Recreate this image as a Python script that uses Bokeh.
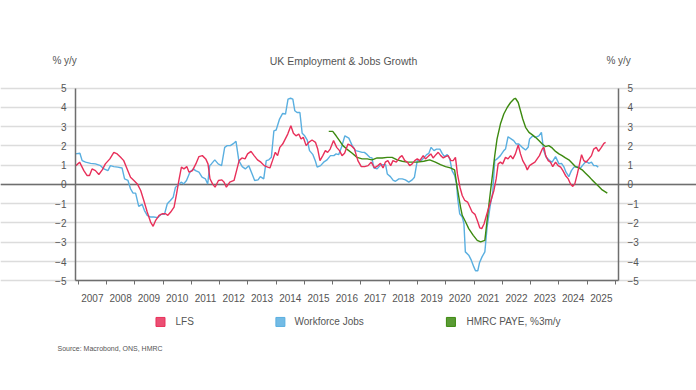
from bokeh.plotting import figure
from bokeh.models import (Range1d, LinearAxis, FixedTicker, CustomJSTickFormatter,
                          Label, Grid)
from bokeh.embed import file_html
from bokeh.resources import INLINE

# ---------------- data (decimal years, % y/y) ----------------
lfs_t = [2006.92, 2007.05, 2007.20, 2007.31, 2007.40, 2007.49, 2007.61, 2007.73, 2007.85, 2007.96,
         2008.12, 2008.26, 2008.38, 2008.50, 2008.61, 2008.73, 2008.85, 2008.97, 2009.09, 2009.21,
         2009.32, 2009.44, 2009.56, 2009.65, 2009.74, 2009.86, 2009.97, 2010.09, 2010.17, 2010.27,
         2010.39, 2010.48, 2010.56, 2010.65, 2010.74, 2010.84, 2010.92, 2011.04, 2011.16, 2011.27,
         2011.39, 2011.51, 2011.59, 2011.66, 2011.75, 2011.84, 2011.96, 2012.08, 2012.16, 2012.24,
         2012.36, 2012.51, 2012.60, 2012.69, 2012.79, 2012.90, 2012.99, 2013.11, 2013.22, 2013.34,
         2013.46, 2013.58, 2013.70, 2013.78, 2013.87, 2013.97, 2014.05, 2014.13, 2014.23, 2014.32,
         2014.41, 2014.52, 2014.61, 2014.70, 2014.80, 2014.88, 2014.96, 2015.06, 2015.15, 2015.27,
         2015.39, 2015.47, 2015.55, 2015.65, 2015.74, 2015.82, 2015.91, 2016.03, 2016.14, 2016.24,
         2016.33, 2016.42, 2016.54, 2016.65, 2016.77, 2016.89, 2017.01, 2017.13, 2017.25, 2017.36,
         2017.48, 2017.60, 2017.69, 2017.78, 2017.86, 2017.95, 2018.05, 2018.13, 2018.25, 2018.37,
         2018.45, 2018.55, 2018.64, 2018.72, 2018.81, 2018.90, 2018.99, 2019.08, 2019.20, 2019.28,
         2019.37, 2019.47, 2019.55, 2019.65, 2019.73, 2019.82, 2019.91, 2019.99, 2020.08, 2020.18,
         2020.26, 2020.34, 2020.41, 2020.50, 2020.58, 2020.67, 2020.77, 2020.85, 2020.93, 2021.03,
         2021.12, 2021.20, 2021.27, 2021.35, 2021.42, 2021.49, 2021.58, 2021.70, 2021.78, 2021.85,
         2021.93, 2022.01, 2022.11, 2022.20, 2022.29, 2022.37, 2022.46, 2022.56, 2022.64, 2022.72,
         2022.82, 2022.88, 2022.96, 2023.05, 2023.15, 2023.23, 2023.31, 2023.41, 2023.47, 2023.53,
         2023.62, 2023.70, 2023.78, 2023.88, 2023.97, 2024.06, 2024.14, 2024.23, 2024.33, 2024.41,
         2024.49, 2024.56, 2024.65, 2024.73, 2024.80, 2024.88, 2024.96, 2025.06, 2025.15, 2025.23,
         2025.32, 2025.40, 2025.50, 2025.59, 2025.65]
lfs_v = [0.98, 1.16, 0.72, 0.47, 0.47, 0.81, 0.72, 0.52, 0.76, 1.07,
         1.33, 1.67, 1.59, 1.41, 1.24, 0.81, 0.38, 0.21, 0.03, -0.31,
         -0.83, -1.43, -1.95, -2.17, -1.86, -1.60, -1.52, -1.52, -1.60, -1.43,
         -1.17, -0.48, 0.21, 0.90, 0.81, 0.93, 0.64, 0.72, 1.07, 1.45,
         1.50, 1.33, 1.07, 0.30, 0.03, -0.14, 0.21, 0.24, 0.12, -0.14,
         0.12, 0.21, 0.72, 1.24, 1.38, 1.33, 1.59, 1.72, 1.50, 1.28,
         1.16, 0.98, 0.90, 0.86, 1.24, 1.67, 1.50, 1.93, 2.10, 2.36,
         2.62, 3.05, 2.66, 2.53, 2.62, 2.36, 2.45, 2.02, 2.19, 2.31,
         2.19, 1.84, 1.24, 1.50, 1.76, 1.67, 1.84, 2.28, 1.93, 1.76,
         1.50, 1.62, 2.10, 2.02, 1.84, 1.24, 0.93, 0.93, 0.98, 1.16,
         0.86, 0.98, 1.10, 0.86, 1.16, 1.24, 0.98, 1.24, 1.16, 1.41,
         1.50, 1.24, 1.16, 0.98, 1.07, 1.24, 1.33, 1.24, 1.50, 1.33,
         1.45, 1.59, 1.38, 1.55, 1.67, 1.50, 1.38, 1.45, 1.50, 1.24,
         1.24, 1.41, 0.55, -0.14, -0.57, -0.83, -0.91, -1.17, -1.43, -1.55,
         -1.90, -2.25, -2.29, -2.05, -1.69, -1.34, -0.91, -0.31, 0.29, 1.07,
         1.16, 1.07, 1.41, 1.33, 1.50, 1.33, 1.59, 2.05, 1.59, 1.24,
         0.98, 0.76, 0.98, 1.07, 1.16, 1.33, 1.50, 1.84, 1.93, 1.50,
         1.24, 1.16, 0.93, 1.16, 0.98, 0.90, 0.72, 0.47, 0.29, 0.03,
         -0.10, 0.03, 0.55, 1.07, 1.55, 1.24, 1.16, 1.33, 1.50, 1.84,
         1.93, 1.72, 1.93, 2.14, 2.19]

wfj_t = [2006.90, 2007.06, 2007.14, 2007.26, 2007.44, 2007.61, 2007.79, 2007.91, 2008.05, 2008.14,
         2008.26, 2008.40, 2008.55, 2008.64, 2008.76, 2008.85, 2008.94, 2009.03, 2009.14, 2009.26,
         2009.34, 2009.44, 2009.56, 2009.67, 2009.82, 2009.93, 2010.05, 2010.15, 2010.26, 2010.36,
         2010.44, 2010.52, 2010.64, 2010.73, 2010.83, 2010.95, 2011.07, 2011.15, 2011.27, 2011.38,
         2011.50, 2011.58, 2011.65, 2011.71, 2011.83, 2011.95, 2012.07, 2012.18, 2012.27, 2012.38,
         2012.50, 2012.58, 2012.68, 2012.80, 2012.91, 2013.03, 2013.15, 2013.24, 2013.36, 2013.44,
         2013.56, 2013.65, 2013.74, 2013.83, 2013.92, 2014.00, 2014.12, 2014.23, 2014.33, 2014.42,
         2014.51, 2014.59, 2014.66, 2014.74, 2014.84, 2014.92, 2015.01, 2015.10, 2015.18, 2015.30,
         2015.39, 2015.45, 2015.57, 2015.68, 2015.80, 2015.92, 2016.04, 2016.12, 2016.21, 2016.31,
         2016.43, 2016.57, 2016.69, 2016.81, 2016.92, 2017.04, 2017.12, 2017.22, 2017.31, 2017.39,
         2017.45, 2017.57, 2017.67, 2017.78, 2017.87, 2017.93, 2018.04, 2018.14, 2018.22, 2018.34,
         2018.46, 2018.57, 2018.69, 2018.81, 2018.89, 2018.99, 2019.10, 2019.22, 2019.32, 2019.40,
         2019.48, 2019.58, 2019.67, 2019.79, 2019.87, 2019.95, 2020.05, 2020.14, 2020.22, 2020.31,
         2020.38, 2020.42, 2020.49, 2020.58, 2020.64, 2020.69, 2020.81, 2020.90, 2020.99, 2021.05,
         2021.13, 2021.19, 2021.28, 2021.38, 2021.46, 2021.58, 2021.66, 2021.73, 2021.81, 2021.93,
         2022.05, 2022.11, 2022.20, 2022.32, 2022.40, 2022.49, 2022.58, 2022.70, 2022.82, 2022.91,
         2022.96, 2023.08, 2023.17, 2023.29, 2023.38, 2023.46, 2023.55, 2023.67, 2023.76, 2023.88,
         2024.00, 2024.09, 2024.17, 2024.25, 2024.35, 2024.44, 2024.53, 2024.64, 2024.76, 2024.88,
         2024.96, 2025.06, 2025.15, 2025.23, 2025.32, 2025.39]
wfj_v = [1.59, 1.62, 1.24, 1.16, 1.10, 1.07, 0.98, 0.81, 0.72, 0.98,
         0.93, 0.90, 0.86, 0.29, 0.21, -0.22, -0.45, -0.45, -1.14, -1.03,
         -1.34, -1.60, -1.69, -1.69, -1.72, -1.55, -1.55, -1.00, -0.83, -0.66,
         -0.14, -0.05, 0.12, 0.03, 0.21, 0.64, 0.81, 0.72, 0.64, 0.38,
         0.29, 0.03, 0.98, 1.07, 1.28, 1.07, 0.98, 1.93, 2.02, 2.02,
         2.14, 2.24, 1.24, 0.93, 0.81, 0.98, 0.55, 0.21, 0.24, 0.41,
         0.29, 1.24, 1.28, 1.41, 2.79, 2.83, 3.40, 3.69, 3.66, 4.43,
         4.48, 4.43, 3.83, 3.74, 3.74, 2.66, 2.53, 2.31, 1.76, 1.55,
         1.21, 0.90, 0.98, 1.16, 1.28, 1.50, 1.50, 1.59, 1.55, 1.93,
         2.53, 2.41, 2.02, 1.76, 1.72, 1.67, 1.67, 1.55, 1.41, 1.38,
         0.86, 0.81, 0.98, 1.03, 1.03, 0.55, 0.41, 0.21, 0.17, 0.29,
         0.29, 0.24, 0.12, 0.24, 0.38, 1.24, 1.21, 1.38, 1.55, 1.62,
         1.93, 1.76, 1.84, 1.84, 1.62, 1.45, 1.55, 1.33, 0.72, 0.47,
         0.03, -0.74, -1.52, -1.69, -2.03, -3.50, -3.67, -3.93, -4.28, -4.48,
         -4.48, -4.07, -3.76, -3.50, -2.21, -1.00, -0.40, 1.24, 1.33, 1.50,
         1.76, 1.84, 2.48, 2.36, 2.28, 2.10, 2.10, 1.93, 1.79, 1.93,
         2.36, 2.53, 2.45, 2.53, 2.71, 1.76, 1.41, 1.24, 1.16, 1.45,
         1.07, 1.10, 0.93, 0.64, 0.41, 0.72, 0.90, 0.93, 0.86, 1.07,
         1.21, 1.10, 1.16, 0.98, 0.98, 0.90]

paye_t = [2015.86, 2016.00, 2016.12, 2016.24, 2016.36, 2016.50, 2016.69, 2016.86, 2017.04, 2017.22,
          2017.39, 2017.57, 2017.75, 2017.93, 2018.10, 2018.28, 2018.46, 2018.63, 2018.81, 2018.99,
          2019.22, 2019.43, 2019.63, 2019.81, 2019.99, 2020.16, 2020.31, 2020.40, 2020.52, 2020.58,
          2020.70, 2020.81, 2020.97, 2021.11, 2021.23, 2021.38, 2021.46, 2021.54, 2021.64, 2021.73,
          2021.81, 2021.93, 2022.05, 2022.17, 2022.29, 2022.40, 2022.46, 2022.56, 2022.64, 2022.72,
          2022.82, 2022.94, 2023.05, 2023.17, 2023.29, 2023.41, 2023.52, 2023.64, 2023.76, 2023.88,
          2024.00, 2024.11, 2024.23, 2024.35, 2024.47, 2024.58, 2024.70, 2024.82, 2024.94, 2025.06,
          2025.17, 2025.29, 2025.41, 2025.53, 2025.71]
paye_v = [2.76, 2.76, 2.53, 2.28, 2.02, 1.84, 1.62, 1.41, 1.33, 1.33,
          1.28, 1.38, 1.38, 1.41, 1.41, 1.28, 1.21, 1.16, 1.16, 1.16,
          1.21, 1.28, 1.16, 1.03, 0.93, 0.86, 0.76, -0.14, -1.17, -1.60,
          -1.95, -2.29, -2.64, -2.90, -2.98, -2.90, -1.86, -0.83, 0.38, 1.50,
          2.36, 3.14, 3.66, 4.00, 4.26, 4.43, 4.48, 4.26, 3.83, 3.40,
          2.97, 2.71, 2.59, 2.45, 2.28, 2.10, 1.97, 2.02, 1.90, 1.72,
          1.59, 1.50, 1.38, 1.28, 1.10, 0.93, 0.86, 0.76, 0.59, 0.41,
          0.24, 0.07, -0.10, -0.28, -0.45]

years = list(range(2007, 2026))
y_ticks = [-5, -4, -3, -2, -1, 0, 1, 2, 3, 4, 5]
series_names = ["LFS", "Workforce Jobs", "HMRC PAYE, %3m/y"]
title_text = "UK Employment & Jobs Growth"
unit_text = "% y/y"
source_text = "Source: Macrobond, ONS, HMRC"

# ---------------- styling / layout ----------------
C_LFS = "#e8305a"
C_WFJ = "#5aafe0"
C_PAYE = "#3d8a10"
TXT = "#555555"
AX = "#6e6e6e"
FONT = "Liberation Sans"

X0, X1 = 2006.905, 2026.107          # plot-area edges (years)
Y0, Y1 = -5, 5

# the frame spans the whole canvas; axes are pinned at the plot-area edges
p = figure(width=696, height=390, output_backend="svg", toolbar_location=None,
           x_range=Range1d(2004.2525, 2028.864), y_range=Range1d(-10.701, 9.558),
           min_border=0, x_axis_location=None, y_axis_location=None)
p.outline_line_color = None
p.background_fill_color = "white"
p.border_fill_color = "white"
p.grid.visible = False

# grid lines
p.add_layout(Grid(dimension=1, ticker=FixedTicker(ticks=y_ticks), bounds=(X0, X1),
                  grid_line_color="#dcdcdc", grid_line_width=1.5))
p.add_layout(Grid(dimension=1, ticker=FixedTicker(ticks=[0]), bounds=(X0, X1),
                  grid_line_color=AX, grid_line_width=1.5))

# x axis
xa = LinearAxis(fixed_location=Y0, bounds=(X0, X1),
                ticker=FixedTicker(ticks=[y + 0.5 for y in years],
                                   minor_ticks=years + [years[-1] + 1]),
                formatter=CustomJSTickFormatter(code="return Math.floor(tick).toString();"))
xa.major_tick_out = 0
xa.major_tick_in = 0
xa.minor_tick_out = 4
xa.minor_tick_in = 0
xa.minor_tick_line_color = AX
xa.axis_line_color = AX
xa.axis_line_width = 1.5
xa.major_label_standoff = 9
xa.major_label_text_font = FONT
xa.major_label_text_font_size = "10px"
xa.major_label_text_color = TXT
p.add_layout(xa, "below")

# y axes
for loc, side in ((X0, "left"), (X1, "right")):
    ax = LinearAxis(fixed_location=loc, bounds=(Y0, Y1), ticker=FixedTicker(ticks=y_ticks))
    ax.major_tick_out = 0
    ax.major_tick_in = 0
    ax.minor_tick_out = 0
    ax.minor_tick_in = 0
    ax.axis_line_color = AX
    ax.axis_line_width = 1.5
    ax.major_label_standoff = 9
    ax.major_label_text_font = FONT
    ax.major_label_text_font_size = "10px"
    ax.major_label_text_color = TXT
    p.add_layout(ax, side)

# lines
p.line(wfj_t, wfj_v, line_color=C_WFJ, line_width=1.4)
p.line(paye_t, paye_v, line_color=C_PAYE, line_width=1.4)
p.line(lfs_t, lfs_v, line_color=C_LFS, line_width=1.4)

def lab(x, y, text, size="10px", align="left", color=TXT):
    p.add_layout(Label(x=x, y=y, text=text, text_font=FONT, text_font_size=size,
                       text_color=color, text_align=align, text_baseline="middle"))

# titles
lab(2016.38, 6.44, title_text, size="10.5px", align="center")
lab(2006.52, 6.44, unit_text, align="center")
lab(2026.11, 6.44, unit_text, align="center")

# legend
sw_y = -7.14
legend_pos = [(2009.91, 2010.44), (2014.15, 2014.65), (2020.18, 2020.73)]
for (sx, tx), name, col in zip(legend_pos, series_names, [C_LFS, C_WFJ, C_PAYE]):
    p.scatter([sx], [sw_y], marker="square", size=9, fill_color=col, line_color=col,
              fill_alpha=0.85)
    lab(tx, sw_y, name)

# source
lab(2006.27, -8.5, source_text, size="7px")

open("out.html", "w").write(file_html(p, INLINE))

———

# What this task involves:
Repeat, exactly and in full, each line from the start of the data to the line that contains "from bokeh.resources import INLINE". Pictures do not go in.

# Task response:
Recreate this image as a Python script that uses Bokeh.
from bokeh.plotting import figure
from bokeh.models import (Range1d, LinearAxis, FixedTicker, CustomJSTickFormatter,
                          Label, Grid)
from bokeh.embed import file_html
from bokeh.resources import INLINE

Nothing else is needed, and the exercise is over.